My paternal grandfather.


----------



## CLewey44 (Jan 20, 2017)

Found out the famous writer (B.O.T.A., Qabalah, tarot and occult contributor)  and freemason Paul Foster Case is from where I live now and was a MM at the local lodge.  That'd be an interesting conversation over lunch.


----------



## Brother JC (Jan 20, 2017)

CLewey44 said:


> Found out the famous writer (B.O.T.A., Qabalah, tarot and occult contributor)  and freemason Paul Foster Case is from where I live now and was a MM at the local lodge.  That'd be an interesting conversation over lunch.



Indeed! I'm a big fan.


----------



## CLewey44 (Jan 20, 2017)

Brother JC said:


> Indeed! I'm a big fan.



Very interesting guy.


----------



## Keith C (Jan 20, 2017)

Living - Brad Paisley.  While I am not really a fan of Country Music, I admire his open support for the Craft and in particular the Scottish Rite and the DeMolay.  Sadly today entertainers with a strong moral compass are few and far between and I would enjoy learning from him how he applies Masonic values in such an environment.

Dead - Clifford P. MaCalla.  He was Grand Master of PA Masons from 1889-1890.  One of the Lodges that combined to create my lodge was named for him in 1892, several months after his death from malaria in Egypt, where he was conducting masonic research in the Holy Land and North Africa.  It would be interesting to meet him and learn of the qualities that caused those who established my lodge to so honor him.


----------



## Bloke (Jan 20, 2017)

I'm still thinking on this, I'm tossing up George Washington or Mark Twain.... but also William Bede Dalley QC (1831-1888) because he lived in early Sydney but seems like a smarty pants who broke some recent stereotypes and I'd like to find out some facts from fictions. He was Australia's first Privy Councilor, Solicitor-General, Attorney-General and held several other "high offices" but interestingly was an Irish Catholic...


----------



## dfreybur (Jan 20, 2017)

Living - Buzz.  I started my civilian career in the unmanned part of the space program so I've always been a huge fan of the astronauts.

Dead - Too many to chose among. Maybe Manly P Hall because he's a different type of mystic than I am but there are so many wonderful choices.  Especially if there would be a translator!  What's the point of meeting a Brother whose languages we don't both understand.


----------



## Pete Ramboldt (Jan 24, 2017)

Red Skelton


----------



## Ripcord22A (Jan 25, 2017)

Shaq

Sent from my LG-H918 using My Freemasonry mobile app


----------



## Brother_Steve (Jan 25, 2017)

Any active brother from the revolutionary times in the US.

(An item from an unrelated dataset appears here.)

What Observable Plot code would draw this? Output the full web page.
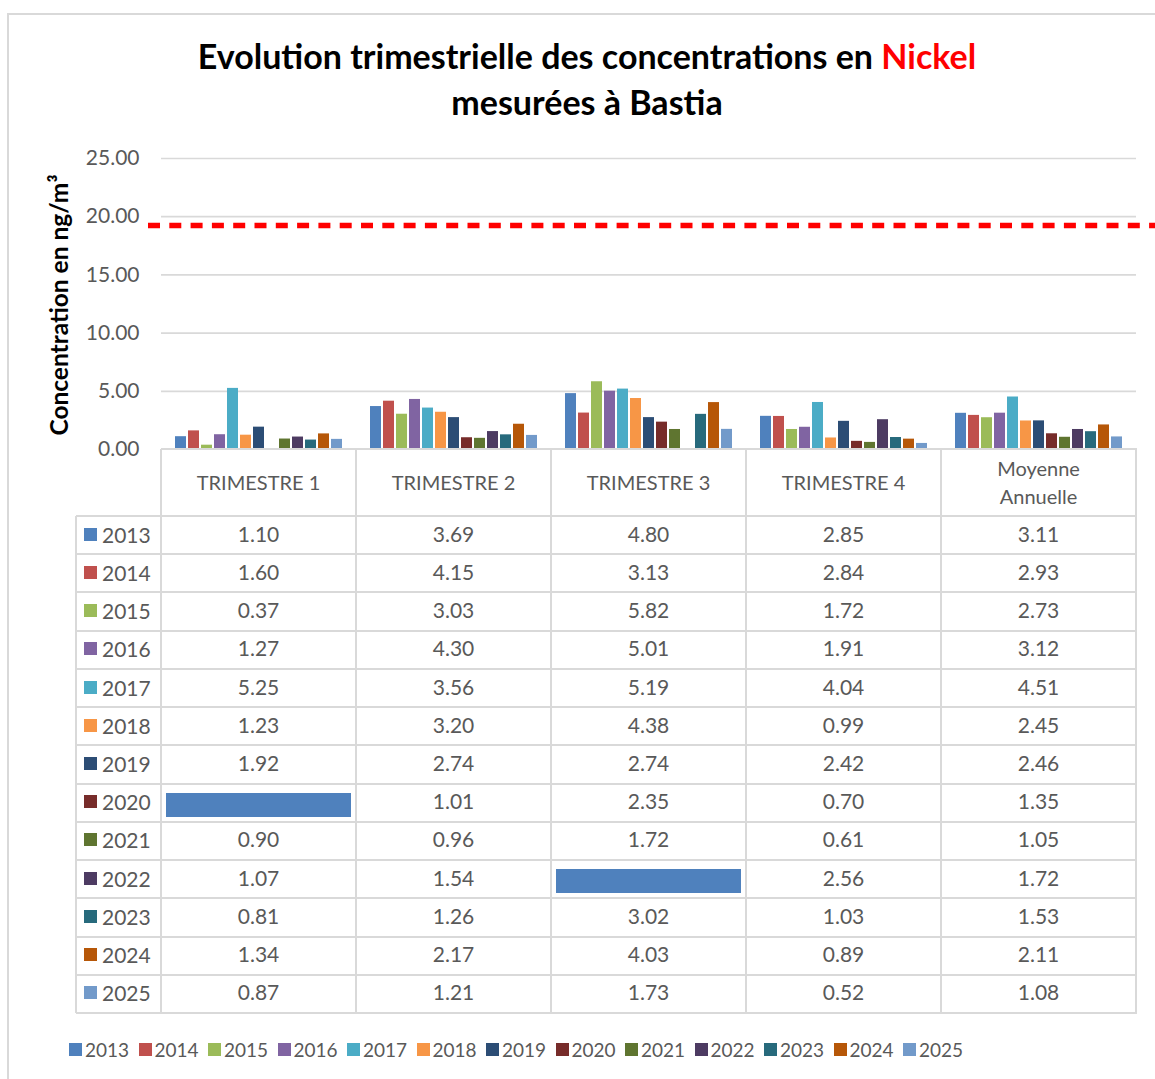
<!DOCTYPE html>
<html><head><meta charset="utf-8">
<script src="https://cdn.jsdelivr.net/npm/d3@7"></script>
<script src="https://cdn.jsdelivr.net/npm/@observablehq/plot@0.6"></script>
<style>
body{margin:0;width:1155px;height:1079px;overflow:hidden;background:#fff;font-family:Lato,"Open Sans",sans-serif;position:relative}
#frame{position:absolute;left:7px;top:13px;width:1200px;height:1200px;border:2px solid #d9d9d9;box-sizing:border-box}
#title{position:absolute;left:0;width:1174px;top:33px;text-align:center;font-weight:bold;font-size:34px;line-height:46px;color:#000}
#ylab{position:absolute;left:58px;top:305px;transform:translate(-50%,-50%) rotate(-90deg);white-space:nowrap;font-weight:bold;font-size:24.5px;color:#000}
#chart{position:absolute;left:0;top:140px}
.ln{position:absolute;background:#d9d9d9}
.cell{position:absolute;display:flex;align-items:center;justify-content:center;font-size:21px;color:#595959;text-align:center}
.hdr{font-size:20px;line-height:28px}
.sw{position:absolute;width:13px;height:13px}
.lt{position:absolute;font-size:21px;color:#595959;transform:translateY(-50%)}
.legt{position:absolute;font-size:19px;color:#595959;transform:translateY(-50%)}
</style></head>
<body>
<div id="frame"></div>
<div id="title">Evolution trimestrielle des concentrations en <span style="color:#ff0000">Nickel</span><br>mesurées à Bastia</div>
<div id="ylab">Concentration en ng/m³</div>
<div id="chart"></div>
<div id="table"></div>
<div id="legend"></div>
<script>
const quarters = ["TRIMESTRE 1", "TRIMESTRE 2", "TRIMESTRE 3", "TRIMESTRE 4", "Moyenne Annuelle"];
const years = ["2013","2014","2015","2016","2017","2018","2019","2020","2021","2022","2023","2024","2025"];
const trimestre1 = [1.10, 1.60, 0.37, 1.27, 5.25, 1.23, 1.92, null, 0.90, 1.07, 0.81, 1.34, 0.87];
const trimestre2 = [3.69, 4.15, 3.03, 4.30, 3.56, 3.20, 2.74, 1.01, 0.96, 1.54, 1.26, 2.17, 1.21];
const trimestre3 = [4.80, 3.13, 5.82, 5.01, 5.19, 4.38, 2.74, 2.35, 1.72, null, 3.02, 4.03, 1.73];
const trimestre4 = [2.85, 2.84, 1.72, 1.91, 4.04, 0.99, 2.42, 0.70, 0.61, 2.56, 1.03, 0.89, 0.52];
const moyenne = [3.11, 2.93, 2.73, 3.12, 4.51, 2.45, 2.46, 1.35, 1.05, 1.72, 1.53, 2.11, 1.08];
const yTicks = [0, 5, 10, 15, 20, 25];
const limitValue = 19.2;
const colors = ["#4F81BD","#C0504D","#9BBB59","#8064A2","#4BACC6","#F79646","#2C4D75","#772C2A","#5F7530","#4D3B62","#276A7C","#B65708","#729ACA"];

const series = [trimestre1, trimestre2, trimestre3, trimestre4, moyenne];
const data = [];
quarters.forEach((q, j) => years.forEach((y, i) => data.push({quarter: q, year: y, value: series[j][i]})));

const plot = Plot.plot({
  width: 1155,
  height: 325,
  marginLeft: 159,
  marginRight: 18,
  marginTop: 18,
  marginBottom: 16,
  style: {fontFamily: "Lato, 'Open Sans', sans-serif", fontSize: "21px", color: "#595959", background: "transparent", overflow: "visible"},
  fx: {axis: null, domain: quarters, padding: 0},
  x: {axis: null, domain: years, paddingInner: 0.17, paddingOuter: 0.93},
  y: {domain: [0, 25], ticks: yTicks, tickFormat: d3.format(".2f"), tickSize: 0, tickPadding: 22, label: null},
  color: {domain: years, range: colors},
  marks: [
    Plot.ruleY(yTicks.filter(d => d > 0), {stroke: "#d9d9d9", strokeWidth: 1.7, strokeOpacity: 1}),
    Plot.barY(data.filter(d => d.value != null), {fx: "quarter", x: "year", y: "value", fill: "year"})
  ]
});
document.getElementById("chart").appendChild(plot);

// limit line using the y scale
const ys = plot.scale("y");
const yl = ys.apply(limitValue);
d3.select(plot).append("line")
  .attr("x1", 148).attr("x2", 1160).attr("y1", yl).attr("y2", yl)
  .attr("stroke", "#ff0000").attr("stroke-width", 5.5).attr("stroke-dasharray", "12,9.3");

// table aligned to fx scale
const fx = plot.scale("fx");
const bw = fx.bandwidth;
const colX = quarters.map(q => fx.apply(q));
const top0 = 140 + ys.apply(0);
const hdrH = 67;
const rowH = (1013 - (top0 + hdrH)) / years.length;
const rowsTop = top0 + hdrH;
const leftX = 76;
const rightX = colX[4] + bw;
const tbl = document.getElementById("table");
function line(x, y, w, h) { const d = document.createElement("div"); d.className = "ln"; Object.assign(d.style, {left: x + "px", top: y + "px", width: w + "px", height: h + "px"}); tbl.appendChild(d); }
function cell(x, y, w, h, html, cls) { const d = document.createElement("div"); d.className = "cell" + (cls ? " " + cls : ""); Object.assign(d.style, {left: x + "px", top: y + "px", width: w + "px", height: h + "px"}); d.innerHTML = html; tbl.appendChild(d); return d; }
// header
quarters.forEach((q, j) => cell(colX[j], top0 - 1, bw, hdrH, q.replace("Moyenne ", "Moyenne<br>"), "hdr"));
// rows
years.forEach((y, i) => {
  const ty = rowsTop + i * rowH;
  const sw = document.createElement("div"); sw.className = "sw";
  Object.assign(sw.style, {left: "84px", top: (ty + rowH / 2 - 7.5) + "px", background: colors[i]}); tbl.appendChild(sw);
  const t = document.createElement("div"); t.className = "lt"; t.textContent = y;
  Object.assign(t.style, {left: "102px", top: (ty + rowH / 2 - 1.5) + "px"}); tbl.appendChild(t);
  series.forEach((s, j) => {
    const v = s[i];
    if (v == null) {
      const b = document.createElement("div");
      Object.assign(b.style, {position: "absolute", left: (colX[j] + 5) + "px", top: (ty + 9) + "px", width: (bw - 10) + "px", height: (rowH - 14) + "px", background: "#4F81BD"});
      tbl.appendChild(b);
    } else {
      cell(colX[j], ty - 2, bw, rowH, v.toFixed(2));
    }
  });
});
// grid lines
line(colX[0], top0 - 1, rightX - colX[0] + 1, 2);
for (let i = 0; i <= years.length; i++) line(leftX, rowsTop + i * rowH - 1, rightX - leftX + 1, 2);
line(leftX - 1, rowsTop, 2, years.length * rowH);
for (let j = 0; j <= quarters.length; j++) line(colX[0] + j * bw - 1, top0, 2, hdrH + years.length * rowH);

// legend
const leg = document.getElementById("legend");
years.forEach((y, i) => {
  const x = 69 + i * 69.5;
  const sw = document.createElement("div"); sw.className = "sw";
  Object.assign(sw.style, {left: x + "px", top: (1050 - 7) + "px", width: "13px", height: "13px", background: colors[i]}); leg.appendChild(sw);
  const t = document.createElement("div"); t.className = "legt"; t.textContent = y;
  Object.assign(t.style, {left: (x + 16) + "px", top: "1049px"}); leg.appendChild(t);
});
</script>
</body></html>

Do we glamorize what masons did back then outside of Lodge?

Do we glamorize what masons did back then inside of Lodge?

I have this feeling that we're more sophisticated today than we were 240 years ago yet we feel as if we're as far away from where we started from.


----------



## Jeff Adair (Jan 25, 2017)

John Wayne would be an interesting Brother.


----------



## Brother JC (Jan 25, 2017)

Brother_Steve said:


> Any active brother from the revolutionary times in the US.
> Do we glamorize what masons did back then outside of Lodge?
> Do we glamorize what masons did back then inside of Lodge?
> I have this feeling that we're more sophisticated today than we were 240 years ago yet we feel as if we're as far away from where we started from.


Interestingly, I came across a book today in my local haunt called "The Spirit of Masonry." It was written in 1775 by an active Brother on the other side of the pond. I'm looking forward to spending some time with it.


----------



## Bloke (Jan 26, 2017)

Brother JC said:


> Interestingly, I came across a book today in my local haunt called "The Spirit of Masonry." It was written in 1775 by an active Brother on the other side of the pond. I'm looking forward to spending some time with it.


Is that on Gutenberg ?


----------



## SimonM (Jan 26, 2017)

Brother JC said:


> Interestingly, I came across a book today in my local haunt called "The Spirit of Masonry." It was written in 1775 by an active Brother on the other side of the pond. I'm looking forward to spending some time with it.



Is it this one?
http://www.phoenixmasonry.org/spirit_of_masonry.htm


----------



## Brother JC (Jan 26, 2017)

SimonM said:


> Is it this one?
> http://www.phoenixmasonry.org/spirit_of_masonry.htm



Yes, that's the one.


----------



## BullDozer Harrell (Jan 27, 2017)

Charles Moore, Grand Sec'y of the GL of Massachusetts. We have beef to settle.

Pike too.

Android OS Nougat 7.0


----------



## Tpower31 (Feb 16, 2017)

Living Brad Paisley. I'm a fan of his music and see him as a very upstanding gentleman. Dear - George Washington, Duke Ellington , Count Bassey, John Wayne, Benjamin Franklin, Voltaire, Sir Isaac Newton, Mark Twain. Just to name a few would love to have a conversation with them about their views on The Craft. 


Sent from my iPhone using My Freemasonry


----------



## jermy Bell (Feb 23, 2019)

I would say all of them. To talk about masonry from its earliest beginning and how it's changed and made changes through history.


----------